Saanich Peninsula
- Interactive map of Saanich Peninsula

Geography
- Location: Southern tip of Vancouver Island

Administration
- Canada
- Province: British Columbia
- Region: Greater Victoria

= Saanich Peninsula =

Peninsula in British Columbia, Canada

Saanich Peninsula (W̱SÁNEĆ) is located north of Victoria, British Columbia, Canada. It is bounded by Saanich Inlet on the west, Satellite Channel on the north, the small Colburne Passage on the northeast, and Haro Strait on the east. The exact southern boundary of what is referred to as the "Saanich Peninsula" (or simply as "the Peninsula") is somewhat fluid in local parlance.

Surrounded by the Salish Sea, Saanich Peninsula is separated from Saltspring Island by Satellite Channel, Piers Island and Coal Island by Colburne Passage, and James Island by Cordova Passage in Haro Strait.

==Name==
Its name in the Saanich dialect, W̱SÁNEĆ, means "raised up" (when referring to people, that term means "emerging people").

==Geography and climate==
Lying in the rain shadow of both the Vancouver Island Ranges and the Olympic Mountains, Saanich Peninsula is the driest part of Vancouver Island.

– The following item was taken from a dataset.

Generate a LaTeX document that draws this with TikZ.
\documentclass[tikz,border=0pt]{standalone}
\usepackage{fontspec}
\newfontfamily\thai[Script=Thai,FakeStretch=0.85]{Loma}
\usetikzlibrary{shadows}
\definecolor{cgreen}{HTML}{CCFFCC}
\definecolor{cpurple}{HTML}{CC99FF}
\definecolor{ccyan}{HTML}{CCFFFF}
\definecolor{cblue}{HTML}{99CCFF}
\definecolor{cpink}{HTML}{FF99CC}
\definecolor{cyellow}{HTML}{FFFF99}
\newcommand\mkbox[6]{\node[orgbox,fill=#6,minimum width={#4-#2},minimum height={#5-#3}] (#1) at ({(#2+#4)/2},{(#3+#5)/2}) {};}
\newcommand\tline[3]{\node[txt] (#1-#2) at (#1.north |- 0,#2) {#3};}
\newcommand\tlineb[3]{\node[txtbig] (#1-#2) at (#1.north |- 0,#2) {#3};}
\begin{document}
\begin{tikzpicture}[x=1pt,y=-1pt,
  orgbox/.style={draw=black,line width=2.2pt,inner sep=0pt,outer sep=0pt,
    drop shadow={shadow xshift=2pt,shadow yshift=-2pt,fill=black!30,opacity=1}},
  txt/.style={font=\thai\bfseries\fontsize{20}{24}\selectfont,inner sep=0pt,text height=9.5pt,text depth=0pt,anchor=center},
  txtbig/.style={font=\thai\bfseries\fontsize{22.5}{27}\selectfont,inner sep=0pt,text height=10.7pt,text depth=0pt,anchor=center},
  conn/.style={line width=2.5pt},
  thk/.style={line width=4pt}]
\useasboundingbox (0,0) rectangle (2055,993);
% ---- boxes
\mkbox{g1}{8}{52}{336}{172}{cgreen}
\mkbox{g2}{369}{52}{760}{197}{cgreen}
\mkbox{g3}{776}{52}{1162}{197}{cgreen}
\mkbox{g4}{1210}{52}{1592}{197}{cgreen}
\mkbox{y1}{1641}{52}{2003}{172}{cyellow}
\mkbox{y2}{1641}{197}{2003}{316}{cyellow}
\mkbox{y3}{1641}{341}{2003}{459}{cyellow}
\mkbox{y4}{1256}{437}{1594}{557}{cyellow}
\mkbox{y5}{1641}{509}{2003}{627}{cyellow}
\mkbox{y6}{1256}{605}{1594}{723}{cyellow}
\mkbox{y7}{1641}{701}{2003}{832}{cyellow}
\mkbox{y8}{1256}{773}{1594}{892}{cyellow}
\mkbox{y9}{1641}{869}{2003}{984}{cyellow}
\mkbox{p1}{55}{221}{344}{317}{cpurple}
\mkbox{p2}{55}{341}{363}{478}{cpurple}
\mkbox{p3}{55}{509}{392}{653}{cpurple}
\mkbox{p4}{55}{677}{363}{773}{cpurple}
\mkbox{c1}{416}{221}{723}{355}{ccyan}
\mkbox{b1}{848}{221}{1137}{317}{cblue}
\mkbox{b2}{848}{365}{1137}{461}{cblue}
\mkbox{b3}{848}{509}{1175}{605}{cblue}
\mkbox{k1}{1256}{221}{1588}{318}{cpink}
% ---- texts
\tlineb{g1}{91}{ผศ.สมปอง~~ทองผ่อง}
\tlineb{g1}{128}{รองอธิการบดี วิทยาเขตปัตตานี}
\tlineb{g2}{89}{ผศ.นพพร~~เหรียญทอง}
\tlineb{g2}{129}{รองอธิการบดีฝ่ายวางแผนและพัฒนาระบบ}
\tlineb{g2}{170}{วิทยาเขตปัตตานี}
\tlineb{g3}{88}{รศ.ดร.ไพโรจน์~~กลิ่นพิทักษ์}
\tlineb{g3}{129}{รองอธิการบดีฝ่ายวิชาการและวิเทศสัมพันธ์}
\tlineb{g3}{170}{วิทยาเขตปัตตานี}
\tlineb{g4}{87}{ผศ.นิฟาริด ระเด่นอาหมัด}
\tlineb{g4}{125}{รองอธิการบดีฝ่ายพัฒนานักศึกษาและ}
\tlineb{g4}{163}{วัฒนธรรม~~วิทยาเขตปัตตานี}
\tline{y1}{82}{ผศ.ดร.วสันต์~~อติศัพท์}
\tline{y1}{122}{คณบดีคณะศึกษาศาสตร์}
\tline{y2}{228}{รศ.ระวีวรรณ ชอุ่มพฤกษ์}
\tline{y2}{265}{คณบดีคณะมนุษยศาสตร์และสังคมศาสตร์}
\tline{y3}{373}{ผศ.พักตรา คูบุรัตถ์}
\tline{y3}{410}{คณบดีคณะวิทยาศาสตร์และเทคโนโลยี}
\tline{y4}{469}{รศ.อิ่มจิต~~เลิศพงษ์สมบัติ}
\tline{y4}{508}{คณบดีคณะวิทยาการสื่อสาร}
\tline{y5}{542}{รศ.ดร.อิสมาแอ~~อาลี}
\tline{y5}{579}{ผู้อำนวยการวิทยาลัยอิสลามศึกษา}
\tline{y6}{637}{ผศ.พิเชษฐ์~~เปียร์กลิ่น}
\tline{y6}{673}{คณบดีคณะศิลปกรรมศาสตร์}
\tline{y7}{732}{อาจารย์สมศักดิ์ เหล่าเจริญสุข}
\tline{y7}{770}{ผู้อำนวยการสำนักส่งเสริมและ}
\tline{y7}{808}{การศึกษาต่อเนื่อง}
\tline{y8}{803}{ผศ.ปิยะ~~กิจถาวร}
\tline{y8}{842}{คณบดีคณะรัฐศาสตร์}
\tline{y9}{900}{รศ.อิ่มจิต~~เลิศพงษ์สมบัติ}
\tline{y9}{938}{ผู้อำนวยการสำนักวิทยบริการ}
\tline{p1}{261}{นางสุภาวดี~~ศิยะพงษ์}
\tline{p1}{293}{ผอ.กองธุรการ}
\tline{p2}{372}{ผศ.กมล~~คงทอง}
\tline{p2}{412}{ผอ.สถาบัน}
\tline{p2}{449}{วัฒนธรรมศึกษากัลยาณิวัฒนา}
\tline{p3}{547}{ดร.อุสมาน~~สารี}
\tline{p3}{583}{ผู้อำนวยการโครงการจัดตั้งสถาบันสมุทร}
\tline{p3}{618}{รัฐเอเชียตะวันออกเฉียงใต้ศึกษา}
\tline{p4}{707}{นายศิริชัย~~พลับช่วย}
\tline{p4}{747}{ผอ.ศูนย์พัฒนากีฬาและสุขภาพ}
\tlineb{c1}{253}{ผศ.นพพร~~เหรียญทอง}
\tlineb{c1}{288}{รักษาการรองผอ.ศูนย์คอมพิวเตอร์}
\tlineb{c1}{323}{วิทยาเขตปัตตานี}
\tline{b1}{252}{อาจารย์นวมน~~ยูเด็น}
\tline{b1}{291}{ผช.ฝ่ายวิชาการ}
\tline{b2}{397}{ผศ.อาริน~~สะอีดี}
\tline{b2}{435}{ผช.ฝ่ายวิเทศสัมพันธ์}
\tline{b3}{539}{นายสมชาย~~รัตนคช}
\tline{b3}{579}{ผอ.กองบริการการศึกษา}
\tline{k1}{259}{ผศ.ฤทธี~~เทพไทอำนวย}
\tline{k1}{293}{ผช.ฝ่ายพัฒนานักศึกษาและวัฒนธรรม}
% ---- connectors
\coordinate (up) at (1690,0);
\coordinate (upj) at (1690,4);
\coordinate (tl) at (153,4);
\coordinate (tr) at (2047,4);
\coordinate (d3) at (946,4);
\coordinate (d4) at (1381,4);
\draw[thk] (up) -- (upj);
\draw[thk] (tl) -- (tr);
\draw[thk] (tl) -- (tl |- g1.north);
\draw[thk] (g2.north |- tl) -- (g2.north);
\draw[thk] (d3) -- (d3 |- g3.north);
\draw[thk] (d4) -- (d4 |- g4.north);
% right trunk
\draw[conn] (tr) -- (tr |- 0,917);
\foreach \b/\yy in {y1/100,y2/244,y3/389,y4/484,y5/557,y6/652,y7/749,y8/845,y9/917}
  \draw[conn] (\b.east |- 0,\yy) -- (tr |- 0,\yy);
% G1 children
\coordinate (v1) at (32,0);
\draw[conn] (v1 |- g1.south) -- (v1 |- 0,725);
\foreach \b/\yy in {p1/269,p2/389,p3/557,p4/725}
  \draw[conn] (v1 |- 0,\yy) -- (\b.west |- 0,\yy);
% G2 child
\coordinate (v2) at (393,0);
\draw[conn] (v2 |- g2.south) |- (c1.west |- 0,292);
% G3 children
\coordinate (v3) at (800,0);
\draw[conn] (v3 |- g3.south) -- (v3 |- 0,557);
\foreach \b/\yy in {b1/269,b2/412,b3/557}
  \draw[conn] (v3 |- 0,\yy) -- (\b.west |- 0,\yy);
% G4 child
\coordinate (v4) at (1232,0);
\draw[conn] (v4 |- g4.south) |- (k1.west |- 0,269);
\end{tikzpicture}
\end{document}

The driest recording station in the provincial capital city of Victoria averages only 635 mm of precipitation annually. Precipitation increases from east to west, and from south to north.

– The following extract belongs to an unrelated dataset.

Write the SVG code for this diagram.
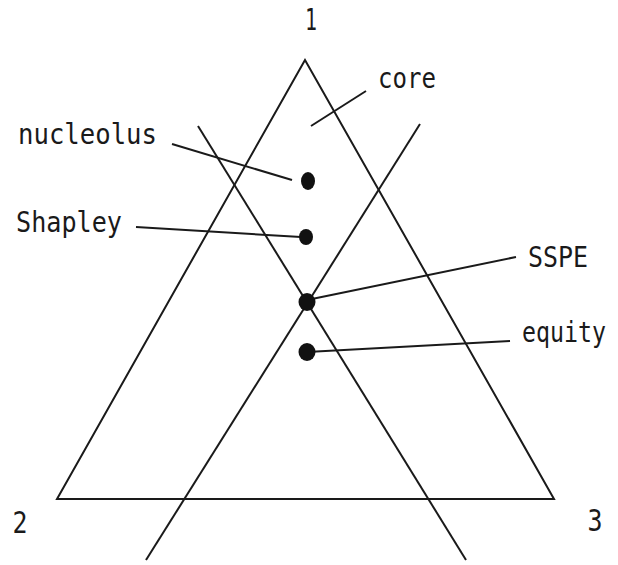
<svg xmlns="http://www.w3.org/2000/svg" width="618" height="565" viewBox="0 0 618 565">
<style>
.ln{stroke:#1a1a1a;stroke-width:2;fill:none}
.dot{fill:#111}
.t{font-family:"DejaVu Sans Mono","Liberation Mono",monospace;font-size:29px;fill:#1a1a1a}
.n{font-family:"DejaVu Sans Mono","Liberation Mono",monospace;font-size:30px;fill:#1a1a1a;text-anchor:middle}
</style>
<rect width="618" height="565" fill="#fff"/>
<g id="triangle">
<polygon class="ln" points="305,60 57,499 554,499"/>
</g>
<g id="lines">
<line class="ln" x1="198" y1="126" x2="466" y2="560"/>
<line class="ln" x1="420" y1="124" x2="146" y2="560"/>
</g>
<g id="connectors">
<line class="ln" x1="172" y1="144" x2="292" y2="180"/>
<line class="ln" x1="136" y1="227" x2="301" y2="237"/>
<line class="ln" x1="307" y1="300" x2="516" y2="257"/>
<line class="ln" x1="307" y1="352" x2="510" y2="341"/>
<line class="ln" x1="311" y1="126" x2="366" y2="91"/>
</g>
<g id="nucleolus-point"><ellipse class="dot" cx="308" cy="181" rx="7" ry="9"/></g>
<g id="shapley-point"><ellipse class="dot" cx="306" cy="237" rx="7" ry="8"/></g>
<g id="sspe-point"><ellipse class="dot" cx="307" cy="302" rx="8.5" ry="9"/></g>
<g id="equity-point"><ellipse class="dot" cx="307" cy="352" rx="8.5" ry="9"/></g>
<g id="labels">
<text class="n" x="311" y="30" textLength="12" lengthAdjust="spacingAndGlyphs">1</text>
<text class="n" x="20" y="533" textLength="15" lengthAdjust="spacingAndGlyphs">2</text>
<text class="n" x="595" y="531" textLength="15" lengthAdjust="spacingAndGlyphs">3</text>
<text class="t" x="378" y="88" textLength="58" lengthAdjust="spacingAndGlyphs">core</text>
<text class="t" x="18" y="144" textLength="139" lengthAdjust="spacingAndGlyphs">nucleolus</text>
<text class="t" x="16" y="232" textLength="106" lengthAdjust="spacingAndGlyphs">Shapley</text>
<text class="t" x="528" y="267" textLength="60" lengthAdjust="spacingAndGlyphs">SSPE</text>
<text class="t" x="522" y="342" textLength="84" lengthAdjust="spacingAndGlyphs">equity</text>
</g>
</svg>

The natural flora of the region include mixed forests of Douglas fir, Western red cedar, hemlock, arbutus, Garry oak, and manzanita. The ground cover includes snowberry, Oregon grape, salal, sword fern, trillium, and fawn lily. The peninsula is characterized by rolling hills and numerous freshwater ponds and lakes. Notable natural features of Saanich Peninsula include Elk Lake, Beaver Lake, Mount Newton, Bear Hill, Tod Inlet, Mount Finlayson, Maltby Lake, Prospect Lake, Durrance Lake, and Mount Work. Many of these features are protected in regional and municipal parks.

==Geology==
Many different kinds of bedrock underlie the peninsula. Sandstone is common at the northern end. Granodiorite crops out in many northern and central areas. Amphibolite, diorite, gabbro and quartz diorite are common in the south. Smaller areas of andesite, basalt, chert, dacite and limestone are also found.

==History==
The Saanich Peninsula is the historical homeland of several Coast Salish peoples. Numerous First Nation Reserves are situated along the shores of Saanich Inlet. European settlers began arriving in the mid-nineteenth century, primarily engaging in resource-based industries such as logging, fishing, and notably, agriculture. The peninsula hosts the oldest agricultural exhibition in Western Canada, the Saanich Fair, organized by the North and South Saanich Agricultural Society. In recent decades, residential and commercial development has expanded across the peninsula, although provincial laws, such as the Agricultural Land Reserve, protect a significant portion of its farmland from rezoning. The region also boasts several wilderness parks, predominantly located in the southwest, with the largest being Gowlland Tod Provincial Park.

==Transportation==
The peninsula is also the location of the Swartz Bay terminal of the BC Ferry Corporation, the Victoria International Airport at Patricia Bay, aka "Pat Bay", and the western terminal of the Washington State Ferries run through the San Juan Islands from Anacortes to Sidney. A small ferry on the west coast of the Peninsula connects Brentwood Bay to Mill Bay.

==Cultural institutions==
Just north of Elk Lake is the Dominion Astrophysical Observatory. Butchart Gardens is located just south of the town of Brentwood Bay, which was the original home of a long-established private school of the same name.

==Governance==
The following municipalities are located on the peninsula. They are part of Greater Victoria and member municipalities of the Capital Regional District/(CRD):
- Central Saanich (containing the villages of Brentwood Bay and Saanichton)
- Highlands
- North Saanich
- Saanich (its northern portions)
- Sidney

The Tsawout First Nation reserve and band office is located in Saanichton overlooking James Island on the east shore of the Peninsula; the Tsartlip First Nation is based on the west side of the peninsula north of Brentwood Bay; the Pauquachin First Nation is based between Mount Newton and Coles Bay on west side of the Peninsula; and the Tseycum First Nation is based on the NW of the Peninsula along the shores of Patricia Bay.

The rural community of Willis Point is also located on the peninsula, but is governed via the Juan de Fuca Electoral Area.